== DATASET CONTENT

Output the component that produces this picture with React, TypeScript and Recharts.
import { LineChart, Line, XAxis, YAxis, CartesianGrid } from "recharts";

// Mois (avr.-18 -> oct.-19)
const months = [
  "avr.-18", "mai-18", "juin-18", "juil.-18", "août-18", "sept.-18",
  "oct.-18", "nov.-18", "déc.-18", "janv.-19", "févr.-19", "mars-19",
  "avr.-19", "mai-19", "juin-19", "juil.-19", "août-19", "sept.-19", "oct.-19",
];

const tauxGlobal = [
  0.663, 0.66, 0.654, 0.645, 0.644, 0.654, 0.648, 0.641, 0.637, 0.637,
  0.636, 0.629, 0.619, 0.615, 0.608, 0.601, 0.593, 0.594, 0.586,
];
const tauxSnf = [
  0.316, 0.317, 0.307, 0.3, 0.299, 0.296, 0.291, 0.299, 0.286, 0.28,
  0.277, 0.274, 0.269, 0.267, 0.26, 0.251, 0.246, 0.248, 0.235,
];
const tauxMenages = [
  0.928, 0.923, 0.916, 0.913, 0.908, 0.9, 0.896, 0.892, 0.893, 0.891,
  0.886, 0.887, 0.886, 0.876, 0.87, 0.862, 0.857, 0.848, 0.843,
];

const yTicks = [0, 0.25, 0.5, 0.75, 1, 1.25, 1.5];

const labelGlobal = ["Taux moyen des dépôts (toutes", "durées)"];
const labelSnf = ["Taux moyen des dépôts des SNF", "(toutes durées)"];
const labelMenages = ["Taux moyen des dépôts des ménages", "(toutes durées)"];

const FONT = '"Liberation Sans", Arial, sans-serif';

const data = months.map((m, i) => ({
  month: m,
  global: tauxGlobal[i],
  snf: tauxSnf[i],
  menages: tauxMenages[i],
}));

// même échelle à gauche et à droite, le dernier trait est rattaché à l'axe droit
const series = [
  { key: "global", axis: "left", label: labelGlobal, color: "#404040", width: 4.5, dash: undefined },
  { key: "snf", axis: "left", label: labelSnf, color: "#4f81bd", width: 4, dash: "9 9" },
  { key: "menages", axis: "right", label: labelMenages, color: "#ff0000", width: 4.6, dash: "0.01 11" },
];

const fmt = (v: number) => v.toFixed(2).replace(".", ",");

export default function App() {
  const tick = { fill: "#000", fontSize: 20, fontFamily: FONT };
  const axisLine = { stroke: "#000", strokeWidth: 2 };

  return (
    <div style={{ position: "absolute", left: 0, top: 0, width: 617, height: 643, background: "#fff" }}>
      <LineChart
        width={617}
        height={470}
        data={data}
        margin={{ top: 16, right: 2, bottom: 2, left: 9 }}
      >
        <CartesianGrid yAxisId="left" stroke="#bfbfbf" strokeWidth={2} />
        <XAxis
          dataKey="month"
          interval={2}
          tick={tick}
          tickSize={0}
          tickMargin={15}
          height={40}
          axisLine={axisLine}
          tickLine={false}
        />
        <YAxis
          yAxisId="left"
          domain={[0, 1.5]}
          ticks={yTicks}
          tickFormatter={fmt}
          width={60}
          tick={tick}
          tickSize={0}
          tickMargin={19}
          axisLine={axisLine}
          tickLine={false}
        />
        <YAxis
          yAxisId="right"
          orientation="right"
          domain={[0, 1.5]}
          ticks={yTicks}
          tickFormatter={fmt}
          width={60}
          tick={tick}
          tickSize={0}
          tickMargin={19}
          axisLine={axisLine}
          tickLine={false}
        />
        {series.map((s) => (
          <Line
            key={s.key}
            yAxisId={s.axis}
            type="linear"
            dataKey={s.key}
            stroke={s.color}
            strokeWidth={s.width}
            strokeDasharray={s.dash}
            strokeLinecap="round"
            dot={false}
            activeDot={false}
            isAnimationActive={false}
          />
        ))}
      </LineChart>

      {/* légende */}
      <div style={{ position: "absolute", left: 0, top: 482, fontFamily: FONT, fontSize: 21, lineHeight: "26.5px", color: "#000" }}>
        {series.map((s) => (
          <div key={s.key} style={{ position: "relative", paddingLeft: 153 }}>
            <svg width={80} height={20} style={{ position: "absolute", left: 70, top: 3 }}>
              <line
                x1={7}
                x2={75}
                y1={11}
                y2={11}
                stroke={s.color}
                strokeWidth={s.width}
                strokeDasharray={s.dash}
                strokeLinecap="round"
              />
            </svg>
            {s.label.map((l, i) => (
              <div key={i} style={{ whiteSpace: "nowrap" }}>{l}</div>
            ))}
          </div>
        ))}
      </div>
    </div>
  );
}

====

**AIM OF THE TASK**
Extract exactly the leading lines of the data, stopping at and including the line with "const yTicks = [0, 0.25, 0.5, 0.75, 1, 1.25, 1.5];".

**TASK ANSWER**
Output the component that produces this picture with React, TypeScript and Recharts.
import { LineChart, Line, XAxis, YAxis, CartesianGrid } from "recharts";

// Mois (avr.-18 -> oct.-19)
const months = [
  "avr.-18", "mai-18", "juin-18", "juil.-18", "août-18", "sept.-18",
  "oct.-18", "nov.-18", "déc.-18", "janv.-19", "févr.-19", "mars-19",
  "avr.-19", "mai-19", "juin-19", "juil.-19", "août-19", "sept.-19", "oct.-19",
];

const tauxGlobal = [
  0.663, 0.66, 0.654, 0.645, 0.644, 0.654, 0.648, 0.641, 0.637, 0.637,
  0.636, 0.629, 0.619, 0.615, 0.608, 0.601, 0.593, 0.594, 0.586,
];
const tauxSnf = [
  0.316, 0.317, 0.307, 0.3, 0.299, 0.296, 0.291, 0.299, 0.286, 0.28,
  0.277, 0.274, 0.269, 0.267, 0.26, 0.251, 0.246, 0.248, 0.235,
];
const tauxMenages = [
  0.928, 0.923, 0.916, 0.913, 0.908, 0.9, 0.896, 0.892, 0.893, 0.891,
  0.886, 0.887, 0.886, 0.876, 0.87, 0.862, 0.857, 0.848, 0.843,
];

const yTicks = [0, 0.25, 0.5, 0.75, 1, 1.25, 1.5];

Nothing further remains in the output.